Abstract

The structure of Silica Springs allophane from New Zealand has been studied by high-resolution 27 Al and 29 Si NMR spectroscopy, IR spectroscopy and electron microscopy. Experimental NMR conditions were chosen to give a quantitative relationship between signal strength and Al content. Aluminium is present in both octahedral (Al vi ) and tetrahedral (Al iv ) coordination, and the ratio Al iv :Al iv was obtained for three samples with different total Al:Si ratios. In all cases the Al iv was apparently balanced by positive charge at adjacent Al vi sites.
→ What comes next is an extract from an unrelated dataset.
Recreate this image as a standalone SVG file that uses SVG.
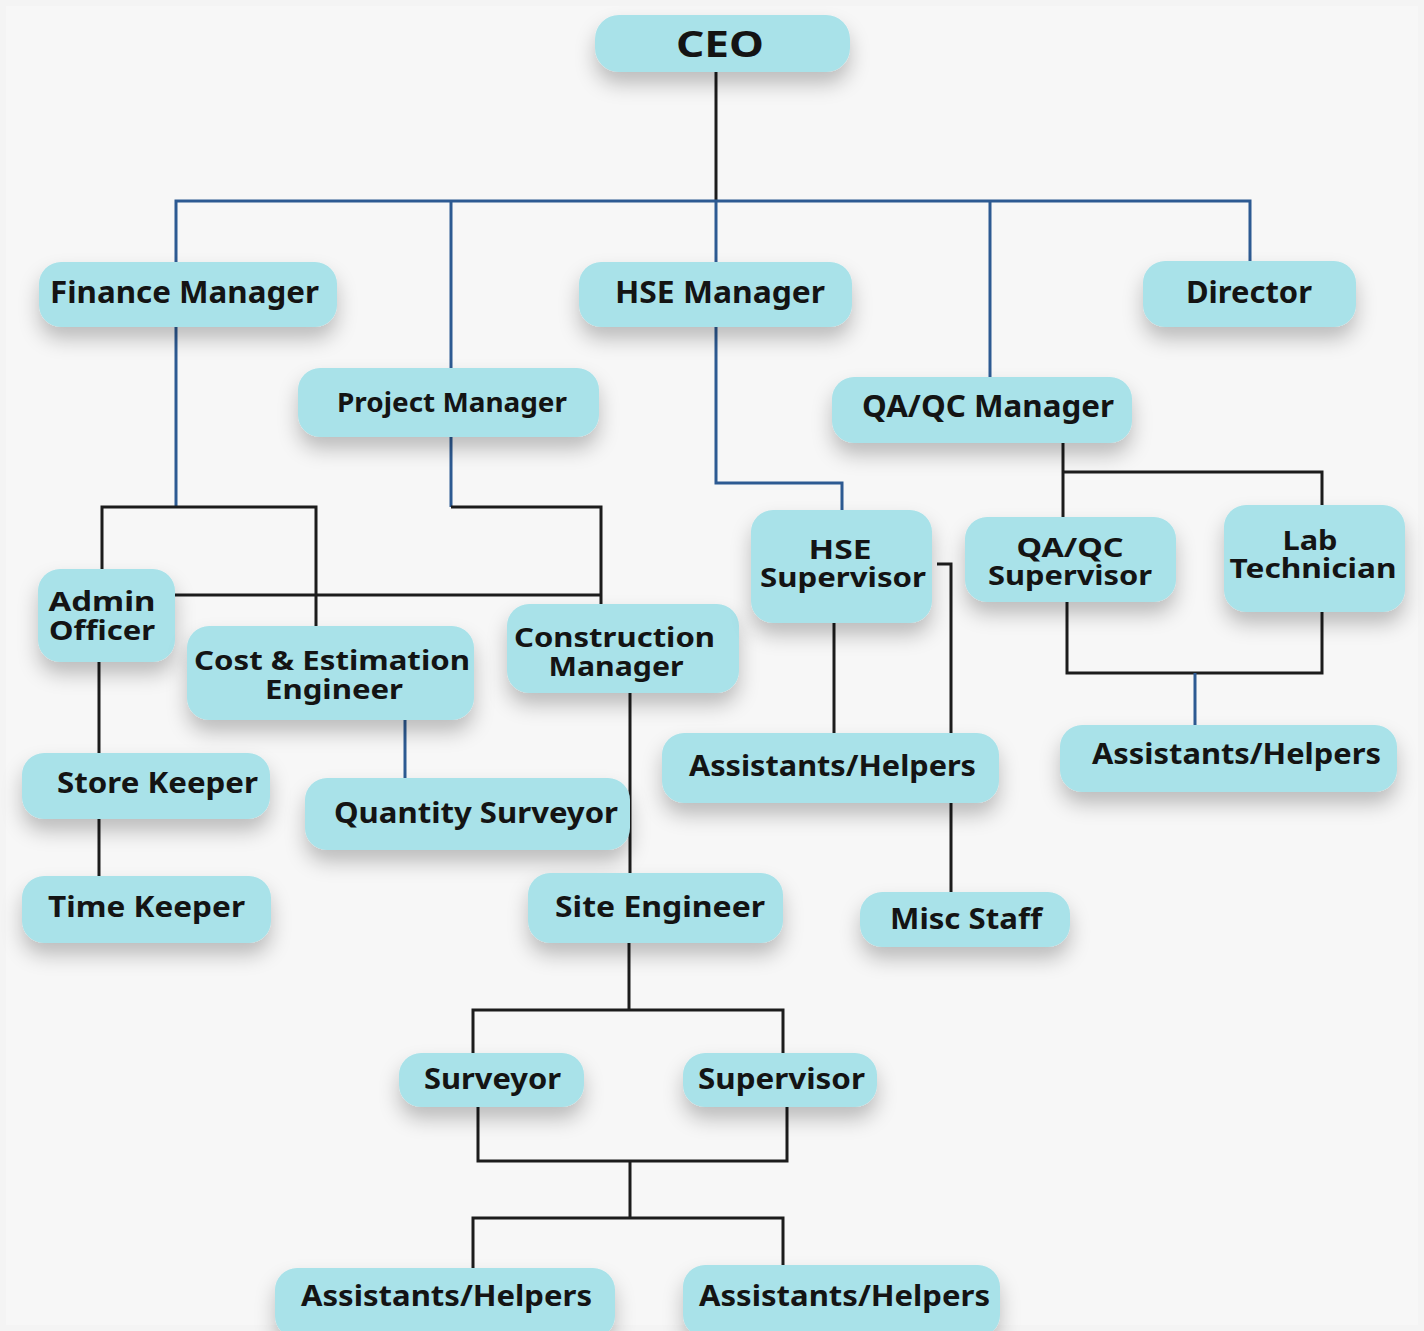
<svg xmlns="http://www.w3.org/2000/svg" width="1424" height="1331" viewBox="0 0 1424 1331">
<style>
.n rect{fill:#a9e2e9}
.n text{font-family:"Noto Sans","Liberation Sans",sans-serif;font-weight:700;fill:#141414;text-anchor:middle}
.k{fill:none;stroke:#1c1c1c;stroke-width:3}
.b{fill:none;stroke:#2d5a92;stroke-width:3}
</style>
<defs>
<filter id="sh" x="-20%" y="-30%" width="140%" height="190%">
<feDropShadow dx="0" dy="12" stdDeviation="10" flood-color="#000" flood-opacity="0.24"/>
</filter>
</defs>
<rect width="1424" height="1331" fill="#f4f4f4"/>
<rect x="6" y="6" width="1412" height="1319" fill="#f7f7f7"/>
<g id="connectors">
<path class="k" d="M716 72V201"/>
<path class="b" d="M176 262V201H1250V261"/>
<path class="b" d="M451 201V368"/>
<path class="b" d="M716 201V262"/>
<path class="b" d="M990 201V377"/>
<path class="b" d="M176 327V507"/>
<path class="b" d="M451 437V507"/>
<path class="b" d="M716 327V483H842V510"/>
<path class="k" d="M102 569V507H316V626"/>
<path class="k" d="M451 507H601V604"/>
<path class="k" d="M175 595H601"/>
<path class="k" d="M99 662V753"/>
<path class="k" d="M99 819V876"/>
<path class="b" d="M405 720V778"/>
<path class="k" d="M630 693V873"/>
<path class="k" d="M834 623V733"/>
<path class="k" d="M937 564H951V892"/>
<path class="k" d="M1063 443V517"/>
<path class="k" d="M1063 472H1322V505"/>
<path class="k" d="M1067 602V673H1322V612"/>
<path class="b" d="M1195 673V725"/>
<path class="k" d="M629 943V1010"/>
<path class="k" d="M473 1053V1010H783V1053"/>
<path class="k" d="M478 1107V1161H787V1107"/>
<path class="k" d="M630 1161V1218"/>
<path class="k" d="M473 1268V1218H783V1265"/>
</g>
<g id="ceo" class="n"><rect x="595" y="15" width="255" height="57" rx="24" filter="url(#sh)"/><text x="720" y="57" font-size="36" textLength="88" lengthAdjust="spacingAndGlyphs">CEO</text></g>
<g id="finance-manager" class="n"><rect x="39" y="262" width="298" height="65" rx="22" filter="url(#sh)"/><text x="184.5" y="303" font-size="30" textLength="269" lengthAdjust="spacingAndGlyphs">Finance Manager</text></g>
<g id="project-manager" class="n"><rect x="298" y="368" width="301" height="69" rx="22" filter="url(#sh)"/><text x="452" y="412" font-size="27" textLength="230" lengthAdjust="spacingAndGlyphs">Project Manager</text></g>
<g id="hse-manager" class="n"><rect x="579" y="262" width="273" height="65" rx="22" filter="url(#sh)"/><text x="720" y="303" font-size="30" textLength="210" lengthAdjust="spacingAndGlyphs">HSE Manager</text></g>
<g id="director" class="n"><rect x="1143" y="261" width="213" height="66" rx="22" filter="url(#sh)"/><text x="1249" y="303" font-size="30" textLength="126" lengthAdjust="spacingAndGlyphs">Director</text></g>
<g id="qaqc-manager" class="n"><rect x="832" y="377" width="300" height="66" rx="22" filter="url(#sh)"/><text x="988" y="417" font-size="30" textLength="252" lengthAdjust="spacingAndGlyphs">QA/QC Manager</text></g>
<g id="admin-officer" class="n"><rect x="38" y="569" width="137" height="93" rx="22" filter="url(#sh)"/><text x="102" y="611" font-size="27" textLength="107" lengthAdjust="spacingAndGlyphs">Admin</text><text x="102" y="640" font-size="27" textLength="106" lengthAdjust="spacingAndGlyphs">Officer</text></g>
<g id="cost-estimation-engineer" class="n"><rect x="187" y="626" width="287" height="94" rx="22" filter="url(#sh)"/><text x="332" y="670" font-size="27" textLength="276" lengthAdjust="spacingAndGlyphs">Cost &amp; Estimation</text><text x="334" y="699" font-size="27" textLength="138" lengthAdjust="spacingAndGlyphs">Engineer</text></g>
<g id="construction-manager" class="n"><rect x="507" y="604" width="232" height="89" rx="22" filter="url(#sh)"/><text x="614.5" y="647" font-size="27" textLength="201" lengthAdjust="spacingAndGlyphs">Construction</text><text x="616" y="676" font-size="27" textLength="135" lengthAdjust="spacingAndGlyphs">Manager</text></g>
<g id="store-keeper" class="n"><rect x="22" y="753" width="248" height="66" rx="22" filter="url(#sh)"/><text x="157.5" y="793" font-size="29" textLength="201" lengthAdjust="spacingAndGlyphs">Store Keeper</text></g>
<g id="time-keeper" class="n"><rect x="22" y="876" width="249" height="67" rx="22" filter="url(#sh)"/><text x="146.5" y="917" font-size="29" textLength="197" lengthAdjust="spacingAndGlyphs">Time Keeper</text></g>
<g id="quantity-surveyor" class="n"><rect x="305" y="778" width="325" height="72" rx="22" filter="url(#sh)"/><text x="476" y="823" font-size="29" textLength="284" lengthAdjust="spacingAndGlyphs">Quantity Surveyor</text></g>
<g id="site-engineer" class="n"><rect x="528" y="873" width="255" height="70" rx="22" filter="url(#sh)"/><text x="660" y="917" font-size="29" textLength="210" lengthAdjust="spacingAndGlyphs">Site Engineer</text></g>
<g id="hse-supervisor" class="n"><rect x="751" y="510" width="181" height="113" rx="22" filter="url(#sh)"/><text x="840" y="559" font-size="27" textLength="63" lengthAdjust="spacingAndGlyphs">HSE</text><text x="843" y="587" font-size="27" textLength="166" lengthAdjust="spacingAndGlyphs">Supervisor</text></g>
<g id="qaqc-supervisor" class="n"><rect x="965" y="517" width="211" height="85" rx="22" filter="url(#sh)"/><text x="1070" y="557" font-size="27" textLength="107" lengthAdjust="spacingAndGlyphs">QA/QC</text><text x="1070" y="585" font-size="27" textLength="164" lengthAdjust="spacingAndGlyphs">Supervisor</text></g>
<g id="lab-technician" class="n"><rect x="1224" y="505" width="181" height="107" rx="22" filter="url(#sh)"/><text x="1310" y="550" font-size="27" textLength="55" lengthAdjust="spacingAndGlyphs">Lab</text><text x="1313" y="578" font-size="27" textLength="167" lengthAdjust="spacingAndGlyphs">Technician</text></g>
<g id="hse-assistants" class="n"><rect x="662" y="733" width="337" height="70" rx="22" filter="url(#sh)"/><text x="832.5" y="776" font-size="29" textLength="287" lengthAdjust="spacingAndGlyphs">Assistants/Helpers</text></g>
<g id="qa-assistants" class="n"><rect x="1060" y="725" width="337" height="67" rx="22" filter="url(#sh)"/><text x="1236.5" y="764" font-size="29" textLength="289" lengthAdjust="spacingAndGlyphs">Assistants/Helpers</text></g>
<g id="misc-staff" class="n"><rect x="860" y="892" width="210" height="55" rx="22" filter="url(#sh)"/><text x="966" y="929" font-size="29" textLength="152" lengthAdjust="spacingAndGlyphs">Misc Staff</text></g>
<g id="surveyor" class="n"><rect x="399" y="1053" width="185" height="54" rx="22" filter="url(#sh)"/><text x="492.5" y="1089" font-size="29" textLength="137" lengthAdjust="spacingAndGlyphs">Surveyor</text></g>
<g id="supervisor" class="n"><rect x="683" y="1053" width="194" height="54" rx="22" filter="url(#sh)"/><text x="781.5" y="1089" font-size="29" textLength="167" lengthAdjust="spacingAndGlyphs">Supervisor</text></g>
<g id="site-assistants-left" class="n"><rect x="275" y="1268" width="340" height="70" rx="22" filter="url(#sh)"/><text x="446.5" y="1306" font-size="29" textLength="291" lengthAdjust="spacingAndGlyphs">Assistants/Helpers</text></g>
<g id="site-assistants-right" class="n"><rect x="683" y="1265" width="317" height="72" rx="22" filter="url(#sh)"/><text x="844.5" y="1306" font-size="29" textLength="291" lengthAdjust="spacingAndGlyphs">Assistants/Helpers</text></g>
</svg>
Both NMR and IR spectra indicate that Si exists in a condensed network, probably a sheet, with Si atoms linked (through oxygen) to one, two and, possibly, three other Si atoms, but not four. The spectra are consistent with a mixture of Si-O-Si, Si-O-Al, and Si-OH linkages. A structure based on fragments of single curved 1:1 aluminosilicate layers, with the tetrahedral sheet on the outer surfaces, is suggested, the diameter of curvature being 2-3 nm. The tetrahedral sheet is more or less complete and has a Al iv :Si ratio of 1:3; the octahedral A1 vi sheet is incomplete. Electron micrographs suggest that, at least in some cases, the fragments form more or less complete spherules. This proposal seems to accord with Farmer's concept of "aluminous hydrous feldspathoids". The minimum pH at which Silica Springs allophane has precipitated corresponds to the initial presence of tetrahedrally coordinated Al species in solution.